» Problem to solve:
Where does the string "standalone" appear in the records? Copy every line that contains it.

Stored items
# # # #
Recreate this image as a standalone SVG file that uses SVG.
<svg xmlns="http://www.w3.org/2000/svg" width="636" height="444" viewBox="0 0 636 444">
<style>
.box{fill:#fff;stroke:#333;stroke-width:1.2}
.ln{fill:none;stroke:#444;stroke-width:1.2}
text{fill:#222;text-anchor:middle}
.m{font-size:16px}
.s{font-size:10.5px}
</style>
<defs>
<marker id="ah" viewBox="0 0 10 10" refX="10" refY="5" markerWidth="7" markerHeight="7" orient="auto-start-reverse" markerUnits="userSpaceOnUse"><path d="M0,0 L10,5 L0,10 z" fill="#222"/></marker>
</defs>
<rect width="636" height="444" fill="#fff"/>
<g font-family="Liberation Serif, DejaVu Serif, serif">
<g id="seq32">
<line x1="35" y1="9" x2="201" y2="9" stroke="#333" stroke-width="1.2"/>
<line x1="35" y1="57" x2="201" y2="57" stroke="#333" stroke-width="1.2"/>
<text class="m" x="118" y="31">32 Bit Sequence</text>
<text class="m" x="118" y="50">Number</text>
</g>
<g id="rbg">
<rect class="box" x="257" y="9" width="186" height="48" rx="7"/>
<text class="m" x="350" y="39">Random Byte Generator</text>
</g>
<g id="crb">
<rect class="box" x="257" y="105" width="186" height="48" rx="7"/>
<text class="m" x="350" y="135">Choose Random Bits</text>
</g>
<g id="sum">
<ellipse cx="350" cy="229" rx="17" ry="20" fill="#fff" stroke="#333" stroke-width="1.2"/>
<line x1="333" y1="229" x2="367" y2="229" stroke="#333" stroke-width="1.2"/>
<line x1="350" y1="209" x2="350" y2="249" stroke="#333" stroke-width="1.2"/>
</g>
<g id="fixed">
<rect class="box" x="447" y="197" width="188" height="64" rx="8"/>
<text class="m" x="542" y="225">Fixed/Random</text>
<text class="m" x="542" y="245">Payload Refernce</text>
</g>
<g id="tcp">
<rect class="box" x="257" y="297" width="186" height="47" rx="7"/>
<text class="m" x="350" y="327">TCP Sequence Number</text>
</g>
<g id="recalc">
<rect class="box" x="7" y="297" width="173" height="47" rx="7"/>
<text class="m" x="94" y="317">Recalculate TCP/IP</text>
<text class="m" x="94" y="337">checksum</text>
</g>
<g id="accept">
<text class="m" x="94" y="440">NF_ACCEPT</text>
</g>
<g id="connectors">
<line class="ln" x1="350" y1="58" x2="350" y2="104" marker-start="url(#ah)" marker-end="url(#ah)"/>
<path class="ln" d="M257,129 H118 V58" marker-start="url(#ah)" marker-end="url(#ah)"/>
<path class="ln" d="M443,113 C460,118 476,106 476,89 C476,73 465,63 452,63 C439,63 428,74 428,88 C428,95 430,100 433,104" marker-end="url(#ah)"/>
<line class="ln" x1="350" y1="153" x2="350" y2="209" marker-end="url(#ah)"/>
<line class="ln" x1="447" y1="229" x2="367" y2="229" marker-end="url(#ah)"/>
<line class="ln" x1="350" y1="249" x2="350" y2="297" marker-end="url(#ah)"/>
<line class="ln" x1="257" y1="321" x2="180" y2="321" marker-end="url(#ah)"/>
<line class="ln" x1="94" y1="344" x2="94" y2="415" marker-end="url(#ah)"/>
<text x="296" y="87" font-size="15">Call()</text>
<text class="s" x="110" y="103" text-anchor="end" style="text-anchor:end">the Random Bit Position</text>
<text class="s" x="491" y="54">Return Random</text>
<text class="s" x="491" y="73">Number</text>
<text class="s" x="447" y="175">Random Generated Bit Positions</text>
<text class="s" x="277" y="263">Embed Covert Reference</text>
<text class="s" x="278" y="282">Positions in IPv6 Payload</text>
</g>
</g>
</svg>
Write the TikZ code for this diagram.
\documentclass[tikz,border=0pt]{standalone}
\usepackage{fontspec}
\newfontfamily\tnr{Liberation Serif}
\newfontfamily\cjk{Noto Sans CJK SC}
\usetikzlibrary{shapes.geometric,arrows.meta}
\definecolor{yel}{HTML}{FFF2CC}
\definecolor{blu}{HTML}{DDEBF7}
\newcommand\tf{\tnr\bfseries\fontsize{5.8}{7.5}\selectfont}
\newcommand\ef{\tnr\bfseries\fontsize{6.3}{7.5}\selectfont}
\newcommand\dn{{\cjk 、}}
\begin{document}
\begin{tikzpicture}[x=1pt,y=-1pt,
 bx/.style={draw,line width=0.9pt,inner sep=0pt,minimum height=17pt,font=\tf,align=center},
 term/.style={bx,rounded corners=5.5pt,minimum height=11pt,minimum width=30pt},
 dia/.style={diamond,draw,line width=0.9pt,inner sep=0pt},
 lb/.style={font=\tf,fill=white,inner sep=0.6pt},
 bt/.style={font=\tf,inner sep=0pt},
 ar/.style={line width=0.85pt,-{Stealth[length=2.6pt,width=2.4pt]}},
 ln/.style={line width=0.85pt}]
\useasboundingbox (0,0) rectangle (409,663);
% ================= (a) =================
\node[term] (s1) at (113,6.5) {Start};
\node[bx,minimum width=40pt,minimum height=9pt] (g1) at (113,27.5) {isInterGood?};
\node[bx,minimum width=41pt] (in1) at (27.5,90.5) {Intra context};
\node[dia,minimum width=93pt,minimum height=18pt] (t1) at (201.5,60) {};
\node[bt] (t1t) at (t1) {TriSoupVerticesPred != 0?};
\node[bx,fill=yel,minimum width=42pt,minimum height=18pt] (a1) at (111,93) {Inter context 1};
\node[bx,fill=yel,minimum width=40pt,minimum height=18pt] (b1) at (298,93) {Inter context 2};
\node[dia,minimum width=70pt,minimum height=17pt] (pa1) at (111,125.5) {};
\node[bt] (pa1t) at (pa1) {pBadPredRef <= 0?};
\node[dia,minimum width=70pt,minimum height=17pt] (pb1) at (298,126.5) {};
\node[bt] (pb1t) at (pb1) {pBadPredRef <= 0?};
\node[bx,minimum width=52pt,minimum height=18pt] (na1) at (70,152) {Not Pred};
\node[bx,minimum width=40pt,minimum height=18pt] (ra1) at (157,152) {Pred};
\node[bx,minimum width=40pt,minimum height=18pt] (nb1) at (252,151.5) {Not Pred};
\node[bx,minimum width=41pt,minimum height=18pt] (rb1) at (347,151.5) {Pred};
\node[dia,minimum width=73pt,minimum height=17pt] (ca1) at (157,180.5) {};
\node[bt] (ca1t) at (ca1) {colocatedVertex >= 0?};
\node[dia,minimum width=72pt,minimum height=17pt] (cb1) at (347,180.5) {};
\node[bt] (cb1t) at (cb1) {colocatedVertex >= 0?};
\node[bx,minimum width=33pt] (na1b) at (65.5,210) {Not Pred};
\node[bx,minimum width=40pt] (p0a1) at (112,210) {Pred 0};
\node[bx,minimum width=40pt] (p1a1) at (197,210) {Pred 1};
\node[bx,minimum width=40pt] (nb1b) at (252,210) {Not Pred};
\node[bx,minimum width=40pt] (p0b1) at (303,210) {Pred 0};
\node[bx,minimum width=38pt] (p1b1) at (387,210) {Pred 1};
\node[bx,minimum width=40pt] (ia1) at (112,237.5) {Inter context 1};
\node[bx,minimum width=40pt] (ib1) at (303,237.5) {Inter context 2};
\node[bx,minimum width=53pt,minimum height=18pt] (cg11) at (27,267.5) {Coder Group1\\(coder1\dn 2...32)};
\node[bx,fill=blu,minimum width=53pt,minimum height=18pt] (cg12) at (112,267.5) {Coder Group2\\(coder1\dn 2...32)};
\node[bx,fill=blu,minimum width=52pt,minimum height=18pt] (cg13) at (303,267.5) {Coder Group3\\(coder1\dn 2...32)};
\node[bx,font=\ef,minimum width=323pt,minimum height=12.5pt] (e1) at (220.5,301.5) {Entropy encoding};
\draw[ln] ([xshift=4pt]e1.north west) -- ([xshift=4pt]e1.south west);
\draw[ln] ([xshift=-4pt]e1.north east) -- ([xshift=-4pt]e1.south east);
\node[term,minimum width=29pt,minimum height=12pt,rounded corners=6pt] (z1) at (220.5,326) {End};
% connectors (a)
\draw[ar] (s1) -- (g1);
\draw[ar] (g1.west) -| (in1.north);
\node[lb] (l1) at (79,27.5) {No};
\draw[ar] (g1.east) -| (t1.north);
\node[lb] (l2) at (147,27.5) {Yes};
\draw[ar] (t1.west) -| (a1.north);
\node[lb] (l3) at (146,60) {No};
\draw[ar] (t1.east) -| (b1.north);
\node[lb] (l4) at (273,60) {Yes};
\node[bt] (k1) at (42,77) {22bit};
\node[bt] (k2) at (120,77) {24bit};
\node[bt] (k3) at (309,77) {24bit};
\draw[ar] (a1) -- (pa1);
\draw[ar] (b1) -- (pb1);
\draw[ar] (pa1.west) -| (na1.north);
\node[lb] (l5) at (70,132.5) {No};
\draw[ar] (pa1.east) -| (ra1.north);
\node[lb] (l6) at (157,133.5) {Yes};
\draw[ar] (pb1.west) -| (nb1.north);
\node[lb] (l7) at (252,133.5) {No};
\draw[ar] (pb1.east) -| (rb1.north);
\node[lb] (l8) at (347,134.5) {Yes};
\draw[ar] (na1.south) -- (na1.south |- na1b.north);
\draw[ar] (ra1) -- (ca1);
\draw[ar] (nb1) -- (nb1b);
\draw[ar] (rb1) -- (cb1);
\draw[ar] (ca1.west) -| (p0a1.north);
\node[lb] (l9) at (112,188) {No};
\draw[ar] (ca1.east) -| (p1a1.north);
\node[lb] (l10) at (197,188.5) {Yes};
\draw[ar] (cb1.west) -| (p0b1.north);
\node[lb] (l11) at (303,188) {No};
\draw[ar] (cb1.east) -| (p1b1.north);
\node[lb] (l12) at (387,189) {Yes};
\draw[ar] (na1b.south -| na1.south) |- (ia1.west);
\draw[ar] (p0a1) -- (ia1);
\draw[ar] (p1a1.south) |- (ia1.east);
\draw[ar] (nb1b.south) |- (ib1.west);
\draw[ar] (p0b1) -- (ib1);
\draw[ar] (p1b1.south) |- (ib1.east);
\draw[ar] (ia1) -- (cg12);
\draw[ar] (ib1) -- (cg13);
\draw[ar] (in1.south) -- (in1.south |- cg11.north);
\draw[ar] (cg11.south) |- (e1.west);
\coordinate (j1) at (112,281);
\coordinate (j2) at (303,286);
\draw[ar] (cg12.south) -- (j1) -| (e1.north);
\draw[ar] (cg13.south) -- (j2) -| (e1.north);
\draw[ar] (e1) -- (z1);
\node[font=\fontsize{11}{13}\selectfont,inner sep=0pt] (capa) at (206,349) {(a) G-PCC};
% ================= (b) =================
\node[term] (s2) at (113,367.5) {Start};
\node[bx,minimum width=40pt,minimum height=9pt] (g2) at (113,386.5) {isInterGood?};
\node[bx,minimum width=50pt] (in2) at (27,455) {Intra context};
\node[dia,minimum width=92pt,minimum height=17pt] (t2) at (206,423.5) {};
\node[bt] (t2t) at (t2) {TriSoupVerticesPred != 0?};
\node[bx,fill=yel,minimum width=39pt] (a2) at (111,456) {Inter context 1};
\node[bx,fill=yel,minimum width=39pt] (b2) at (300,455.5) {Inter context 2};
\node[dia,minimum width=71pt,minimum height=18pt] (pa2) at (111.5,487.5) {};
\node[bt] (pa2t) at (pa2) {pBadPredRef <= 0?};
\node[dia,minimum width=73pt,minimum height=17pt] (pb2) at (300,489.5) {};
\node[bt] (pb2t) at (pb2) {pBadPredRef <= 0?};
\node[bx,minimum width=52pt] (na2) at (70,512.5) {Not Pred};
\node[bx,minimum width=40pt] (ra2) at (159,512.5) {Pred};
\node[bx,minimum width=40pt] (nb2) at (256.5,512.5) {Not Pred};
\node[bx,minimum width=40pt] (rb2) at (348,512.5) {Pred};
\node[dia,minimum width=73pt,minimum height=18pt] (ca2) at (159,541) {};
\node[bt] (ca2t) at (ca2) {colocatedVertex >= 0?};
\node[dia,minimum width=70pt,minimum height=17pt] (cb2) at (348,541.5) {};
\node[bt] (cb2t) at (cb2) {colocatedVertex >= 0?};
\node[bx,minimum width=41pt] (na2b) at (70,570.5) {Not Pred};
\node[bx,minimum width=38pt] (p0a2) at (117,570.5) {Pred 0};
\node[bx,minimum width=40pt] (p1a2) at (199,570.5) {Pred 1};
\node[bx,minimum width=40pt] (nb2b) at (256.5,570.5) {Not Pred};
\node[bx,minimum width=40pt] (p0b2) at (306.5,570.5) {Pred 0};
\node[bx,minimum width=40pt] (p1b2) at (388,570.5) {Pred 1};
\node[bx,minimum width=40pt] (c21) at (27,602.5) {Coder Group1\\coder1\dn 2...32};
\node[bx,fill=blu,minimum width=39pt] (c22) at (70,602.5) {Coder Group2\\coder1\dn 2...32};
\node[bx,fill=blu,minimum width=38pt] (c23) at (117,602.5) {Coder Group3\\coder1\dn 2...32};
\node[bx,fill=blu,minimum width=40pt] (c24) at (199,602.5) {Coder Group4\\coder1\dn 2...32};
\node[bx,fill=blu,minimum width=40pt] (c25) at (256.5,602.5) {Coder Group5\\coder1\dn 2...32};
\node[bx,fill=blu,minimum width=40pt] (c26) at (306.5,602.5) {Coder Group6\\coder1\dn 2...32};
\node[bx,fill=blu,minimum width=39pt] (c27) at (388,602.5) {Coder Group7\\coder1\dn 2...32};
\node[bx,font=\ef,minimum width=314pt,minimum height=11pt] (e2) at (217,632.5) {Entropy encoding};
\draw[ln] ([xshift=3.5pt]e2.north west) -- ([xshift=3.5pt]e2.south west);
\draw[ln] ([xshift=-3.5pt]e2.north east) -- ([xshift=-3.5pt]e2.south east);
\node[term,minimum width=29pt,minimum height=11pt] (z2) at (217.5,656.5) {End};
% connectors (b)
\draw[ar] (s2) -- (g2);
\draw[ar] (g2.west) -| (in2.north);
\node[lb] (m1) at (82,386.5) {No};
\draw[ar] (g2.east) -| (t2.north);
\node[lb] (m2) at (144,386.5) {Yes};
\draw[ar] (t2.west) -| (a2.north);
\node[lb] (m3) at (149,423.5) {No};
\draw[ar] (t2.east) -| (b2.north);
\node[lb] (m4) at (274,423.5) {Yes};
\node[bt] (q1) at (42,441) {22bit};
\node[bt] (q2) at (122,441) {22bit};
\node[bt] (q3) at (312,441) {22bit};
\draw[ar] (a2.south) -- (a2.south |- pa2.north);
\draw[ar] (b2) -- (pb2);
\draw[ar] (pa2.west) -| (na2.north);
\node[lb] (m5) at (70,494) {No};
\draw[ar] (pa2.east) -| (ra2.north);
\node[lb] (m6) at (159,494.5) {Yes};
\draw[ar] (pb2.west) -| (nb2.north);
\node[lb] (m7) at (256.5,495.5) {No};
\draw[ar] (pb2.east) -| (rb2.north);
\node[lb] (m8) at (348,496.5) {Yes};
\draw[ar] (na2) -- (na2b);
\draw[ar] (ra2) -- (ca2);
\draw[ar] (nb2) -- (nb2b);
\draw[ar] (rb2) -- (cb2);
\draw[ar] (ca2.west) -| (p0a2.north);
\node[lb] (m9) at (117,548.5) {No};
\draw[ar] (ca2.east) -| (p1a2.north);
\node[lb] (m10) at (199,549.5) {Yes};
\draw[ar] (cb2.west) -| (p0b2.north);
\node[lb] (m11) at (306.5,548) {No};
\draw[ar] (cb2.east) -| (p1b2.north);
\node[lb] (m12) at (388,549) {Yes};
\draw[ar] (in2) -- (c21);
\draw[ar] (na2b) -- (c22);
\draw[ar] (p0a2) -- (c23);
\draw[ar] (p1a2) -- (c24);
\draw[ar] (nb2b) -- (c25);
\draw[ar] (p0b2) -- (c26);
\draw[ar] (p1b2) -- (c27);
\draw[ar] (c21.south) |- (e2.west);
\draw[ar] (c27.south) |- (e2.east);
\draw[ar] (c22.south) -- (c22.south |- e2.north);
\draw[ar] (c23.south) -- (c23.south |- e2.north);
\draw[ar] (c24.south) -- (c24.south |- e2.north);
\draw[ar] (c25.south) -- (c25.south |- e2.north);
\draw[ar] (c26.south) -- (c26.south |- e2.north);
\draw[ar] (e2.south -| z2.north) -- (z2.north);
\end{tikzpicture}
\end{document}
# # # #
» Response:
Recreate this image as a standalone SVG file that uses SVG.
\documentclass[tikz,border=0pt]{standalone}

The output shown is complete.